Un peu délaissé aujourd’hui sur nos tables françaises, mais toujours objet d’adulation dans les pays scandinaves et britanniques, sans parler de l’Allemagne, où on le déguste dès le petit-déjeuner, le hareng fait un peu partie de notre mythologie culinaire européenne, tant son histoire est ancienne et sa quête fabuleuse. Un produit noble donc, qui a malheureusement perdu de sa superbe au siècle dernier (d’où le titre de cet article, le « hareng saur » était l’autre nom argotique du proxénète, quant aux crevette…). Depuis qu’il a refait récemment surface dans la baie de San Francisco, il paraît que certains chefs branchés de la Côte ouest l’ont remis à la carte… Une idée tendance du Cœur au ventre pour nos chefs tricolores ? Allez : j’« harangue » le chaland, comme on dit.
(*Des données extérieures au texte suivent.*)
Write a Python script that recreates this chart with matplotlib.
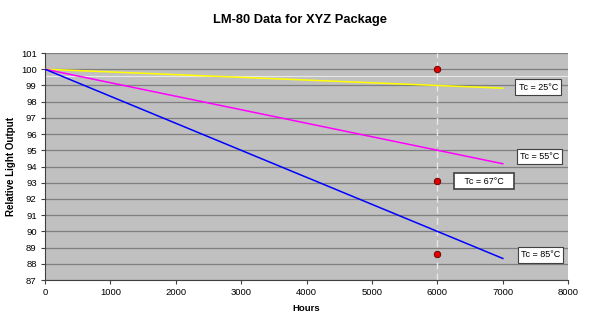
import matplotlib
matplotlib.use("Agg")
import matplotlib.pyplot as plt

plt.rcParams['font.family'] = ['Liberation Sans', 'DejaVu Sans']

hours = [0, 7000]
tc25 = [100.0, 98.83]
tc55 = [100.0, 94.17]
tc85 = [100.0, 88.33]
point_hours = [6000, 6000, 6000]
point_vals = [100.0, 93.1, 88.6]
labels = ["Tc = 25°C", "Tc = 55°C", "Tc = 67°C", "Tc = 85°C"]
label_x = [7541, 7560, 6715, 7575]
label_y = [98.9, 94.6, 93.1, 88.55]

fig = plt.figure(figsize=(6, 3.22), dpi=100)
ax = fig.add_axes([0.075, 0.1304, 0.872, 0.705])
ax.set_facecolor('#c0c0c0')
ax.set_xlim(0, 8000)
ax.set_ylim(87, 101)
ax.set_yticks(range(87, 102))
ax.set_xticks(range(0, 8001, 1000))
ax.grid(axis='y', color='#7f7f7f', linewidth=0.9)
ax.set_axisbelow(True)
ax.axhline(99.58, color='#e8e8e8', linewidth=0.8, zorder=1)
ax.axvline(6000, color='#e8e8e8', linewidth=1.0, linestyle=(0, (5, 3)), zorder=1.5)

ax.plot(hours, tc25, color='#ffff00', linewidth=1.1, zorder=3)
ax.plot(hours, tc55, color='#ff00ff', linewidth=1.1, zorder=3)
ax.plot(hours, tc85, color='#0000ff', linewidth=1.1, zorder=3)
ax.scatter(point_hours, point_vals, s=22, color='#e00000', edgecolor='#600000', linewidth=0.6, zorder=4)

for i, (t, x, y) in enumerate(zip(labels, label_x, label_y)):
    lw = 1.2 if i == 2 else 0.8
    txt = ("   " + t + "   ") if i == 2 else t
    ax.text(x, y, txt, fontsize=6.5, ha='center', va='center', zorder=5,
            bbox=dict(boxstyle='square,pad=0.35', facecolor='white', edgecolor='#404040', linewidth=lw))

for s in ['top', 'right']:
    ax.spines[s].set_visible(False)
for s in ['left', 'bottom']:
    ax.spines[s].set_color('#404040')
ax.tick_params(labelsize=6.8, length=3, color='#404040', pad=3)
ax.set_xlabel('Hours', fontsize=6.8, fontweight='bold', labelpad=5)
ax.set_ylabel('Relative Light Output', fontsize=7, fontweight='bold')
ax.yaxis.set_label_coords(-0.055, 0.5)
fig.text(0.5, 0.938, 'LM-80 Data for XYZ Package', ha='center', va='center', fontsize=9.3, fontweight='bold')

fig.savefig('out.png', dpi=100)
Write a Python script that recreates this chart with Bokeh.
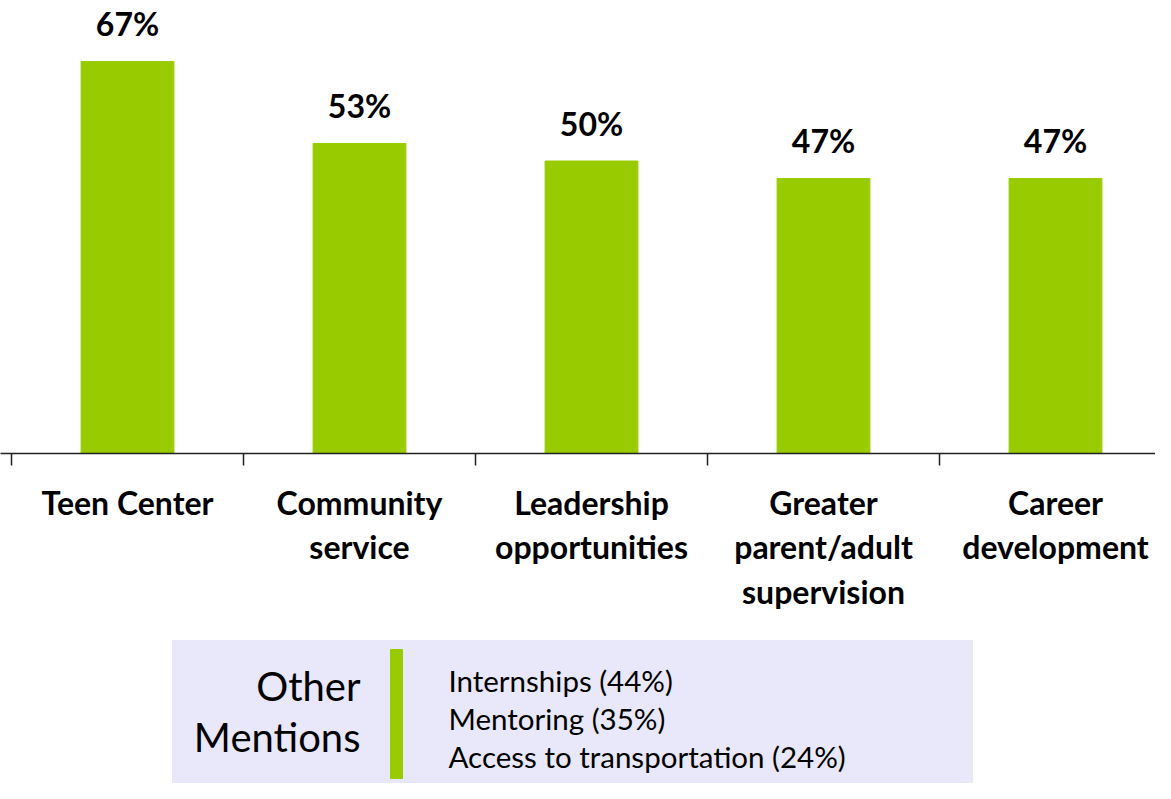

La ville de Volendam, comme d’autres villes hollandaises, organise chaque année au mois de juin une vraie fête autour du hareng nouveau, baptisée » Vaggetsjesdag » (Le jour des petits drapeaux). Il est d’usage de manger le hareng par la tête et d’une traite, ce qui n’est pas sans rappeler les calçoltadas catalanes avec les oignons nouveaux… Photo : © Pointed Leaf Press
« Hareng dans le pays, le docteur peut rester chez lui »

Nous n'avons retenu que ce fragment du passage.